-- start Source material --

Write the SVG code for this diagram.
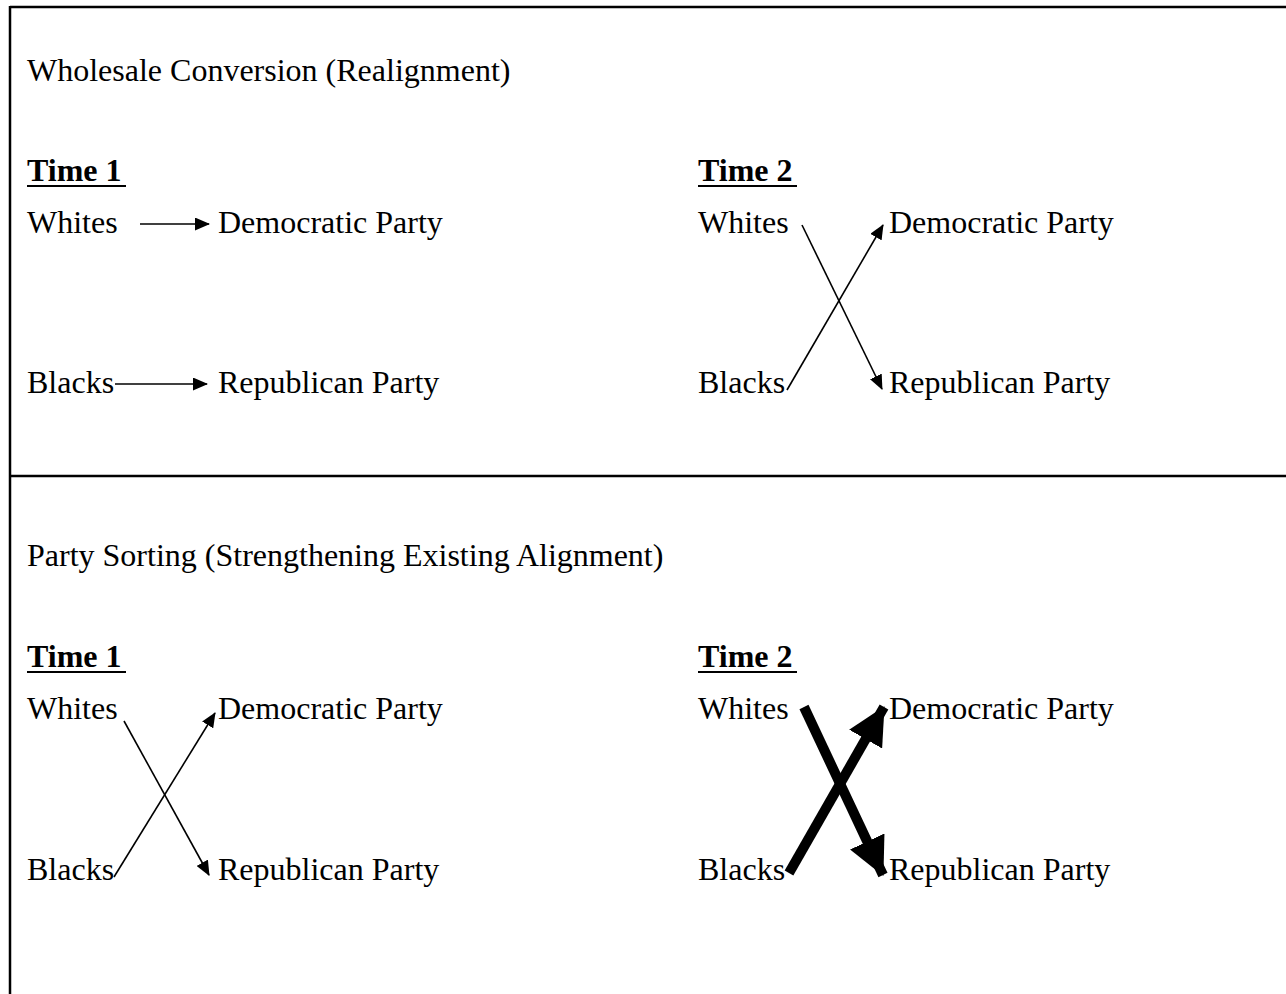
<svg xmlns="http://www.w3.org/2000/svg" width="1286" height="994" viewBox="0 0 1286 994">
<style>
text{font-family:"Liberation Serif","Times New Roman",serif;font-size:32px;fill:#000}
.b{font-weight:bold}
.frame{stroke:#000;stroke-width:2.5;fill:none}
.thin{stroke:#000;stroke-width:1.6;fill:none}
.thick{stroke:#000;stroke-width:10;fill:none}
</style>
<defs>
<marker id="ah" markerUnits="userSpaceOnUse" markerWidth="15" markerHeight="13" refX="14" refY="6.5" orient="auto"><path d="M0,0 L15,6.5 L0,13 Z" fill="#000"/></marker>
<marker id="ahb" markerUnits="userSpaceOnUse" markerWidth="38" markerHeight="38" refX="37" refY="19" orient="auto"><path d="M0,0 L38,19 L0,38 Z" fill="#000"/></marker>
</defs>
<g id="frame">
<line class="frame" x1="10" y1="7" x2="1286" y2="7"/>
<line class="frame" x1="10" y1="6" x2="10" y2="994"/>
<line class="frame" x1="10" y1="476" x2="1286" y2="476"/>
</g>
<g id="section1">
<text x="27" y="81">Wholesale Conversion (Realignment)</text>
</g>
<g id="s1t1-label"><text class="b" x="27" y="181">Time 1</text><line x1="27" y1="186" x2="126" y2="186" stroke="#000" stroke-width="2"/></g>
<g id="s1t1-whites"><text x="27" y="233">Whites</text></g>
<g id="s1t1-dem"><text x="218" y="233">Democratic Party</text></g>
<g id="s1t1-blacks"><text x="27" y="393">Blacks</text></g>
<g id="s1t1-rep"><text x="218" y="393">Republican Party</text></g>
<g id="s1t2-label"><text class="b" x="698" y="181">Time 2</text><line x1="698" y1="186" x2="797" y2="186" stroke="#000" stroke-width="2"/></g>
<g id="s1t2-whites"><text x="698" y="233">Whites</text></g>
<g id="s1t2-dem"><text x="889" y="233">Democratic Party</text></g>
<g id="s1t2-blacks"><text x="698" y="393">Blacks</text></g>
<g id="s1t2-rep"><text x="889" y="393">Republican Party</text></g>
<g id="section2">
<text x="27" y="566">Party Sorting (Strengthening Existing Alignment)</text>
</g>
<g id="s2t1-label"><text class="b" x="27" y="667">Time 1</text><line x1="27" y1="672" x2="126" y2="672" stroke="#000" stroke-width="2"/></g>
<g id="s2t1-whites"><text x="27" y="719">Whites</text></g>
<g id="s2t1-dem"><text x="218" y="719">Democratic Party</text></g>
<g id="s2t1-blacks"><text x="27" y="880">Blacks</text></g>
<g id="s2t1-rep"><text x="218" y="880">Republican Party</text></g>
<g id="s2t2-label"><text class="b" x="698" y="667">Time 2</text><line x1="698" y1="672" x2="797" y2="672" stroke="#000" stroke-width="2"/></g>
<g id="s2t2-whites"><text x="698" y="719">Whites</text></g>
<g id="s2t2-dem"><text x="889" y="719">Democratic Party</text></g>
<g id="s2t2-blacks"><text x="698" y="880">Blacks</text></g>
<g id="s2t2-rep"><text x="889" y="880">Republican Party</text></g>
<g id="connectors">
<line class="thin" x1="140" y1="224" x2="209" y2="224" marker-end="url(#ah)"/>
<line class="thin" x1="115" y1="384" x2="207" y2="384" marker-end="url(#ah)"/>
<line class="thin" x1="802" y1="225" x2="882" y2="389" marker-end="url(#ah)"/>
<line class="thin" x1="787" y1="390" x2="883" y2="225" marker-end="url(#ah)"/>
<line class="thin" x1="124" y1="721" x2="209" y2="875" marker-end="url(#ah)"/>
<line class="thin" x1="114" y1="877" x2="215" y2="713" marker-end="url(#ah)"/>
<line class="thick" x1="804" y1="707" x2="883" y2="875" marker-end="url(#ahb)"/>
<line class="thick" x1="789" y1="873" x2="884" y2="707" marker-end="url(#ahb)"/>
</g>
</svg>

-- end Source material --

» What is expected
Leave out the pictures and output the rest of the material exactly as written.

» Response to this exercise
Write the SVG code for this diagram.
<svg xmlns="http://www.w3.org/2000/svg" width="1286" height="994" viewBox="0 0 1286 994">
<style>
text{font-family:"Liberation Serif","Times New Roman",serif;font-size:32px;fill:#000}
.b{font-weight:bold}
.frame{stroke:#000;stroke-width:2.5;fill:none}
.thin{stroke:#000;stroke-width:1.6;fill:none}
.thick{stroke:#000;stroke-width:10;fill:none}
</style>
<defs>
<marker id="ah" markerUnits="userSpaceOnUse" markerWidth="15" markerHeight="13" refX="14" refY="6.5" orient="auto"><path d="M0,0 L15,6.5 L0,13 Z" fill="#000"/></marker>
<marker id="ahb" markerUnits="userSpaceOnUse" markerWidth="38" markerHeight="38" refX="37" refY="19" orient="auto"><path d="M0,0 L38,19 L0,38 Z" fill="#000"/></marker>
</defs>
<g id="frame">
<line class="frame" x1="10" y1="7" x2="1286" y2="7"/>
<line class="frame" x1="10" y1="6" x2="10" y2="994"/>
<line class="frame" x1="10" y1="476" x2="1286" y2="476"/>
</g>
<g id="section1">
<text x="27" y="81">Wholesale Conversion (Realignment)</text>
</g>
<g id="s1t1-label"><text class="b" x="27" y="181">Time 1</text><line x1="27" y1="186" x2="126" y2="186" stroke="#000" stroke-width="2"/></g>
<g id="s1t1-whites"><text x="27" y="233">Whites</text></g>
<g id="s1t1-dem"><text x="218" y="233">Democratic Party</text></g>
<g id="s1t1-blacks"><text x="27" y="393">Blacks</text></g>
<g id="s1t1-rep"><text x="218" y="393">Republican Party</text></g>
<g id="s1t2-label"><text class="b" x="698" y="181">Time 2</text><line x1="698" y1="186" x2="797" y2="186" stroke="#000" stroke-width="2"/></g>
<g id="s1t2-whites"><text x="698" y="233">Whites</text></g>
<g id="s1t2-dem"><text x="889" y="233">Democratic Party</text></g>
<g id="s1t2-blacks"><text x="698" y="393">Blacks</text></g>
<g id="s1t2-rep"><text x="889" y="393">Republican Party</text></g>
<g id="section2">
<text x="27" y="566">Party Sorting (Strengthening Existing Alignment)</text>
</g>
<g id="s2t1-label"><text class="b" x="27" y="667">Time 1</text><line x1="27" y1="672" x2="126" y2="672" stroke="#000" stroke-width="2"/></g>
<g id="s2t1-whites"><text x="27" y="719">Whites</text></g>
<g id="s2t1-dem"><text x="218" y="719">Democratic Party</text></g>
<g id="s2t1-blacks"><text x="27" y="880">Blacks</text></g>
<g id="s2t1-rep"><text x="218" y="880">Republican Party</text></g>
<g id="s2t2-label"><text class="b" x="698" y="667">Time 2</text><line x1="698" y1="672" x2="797" y2="672" stroke="#000" stroke-width="2"/></g>
<g id="s2t2-whites"><text x="698" y="719">Whites</text></g>
<g id="s2t2-dem"><text x="889" y="719">Democratic Party</text></g>
<g id="s2t2-blacks"><text x="698" y="880">Blacks</text></g>
<g id="s2t2-rep"><text x="889" y="880">Republican Party</text></g>
<g id="connectors">
<line class="thin" x1="140" y1="224" x2="209" y2="224" marker-end="url(#ah)"/>
<line class="thin" x1="115" y1="384" x2="207" y2="384" marker-end="url(#ah)"/>
<line class="thin" x1="802" y1="225" x2="882" y2="389" marker-end="url(#ah)"/>
<line class="thin" x1="787" y1="390" x2="883" y2="225" marker-end="url(#ah)"/>
<line class="thin" x1="124" y1="721" x2="209" y2="875" marker-end="url(#ah)"/>
<line class="thin" x1="114" y1="877" x2="215" y2="713" marker-end="url(#ah)"/>
<line class="thick" x1="804" y1="707" x2="883" y2="875" marker-end="url(#ahb)"/>
<line class="thick" x1="789" y1="873" x2="884" y2="707" marker-end="url(#ahb)"/>
</g>
</svg>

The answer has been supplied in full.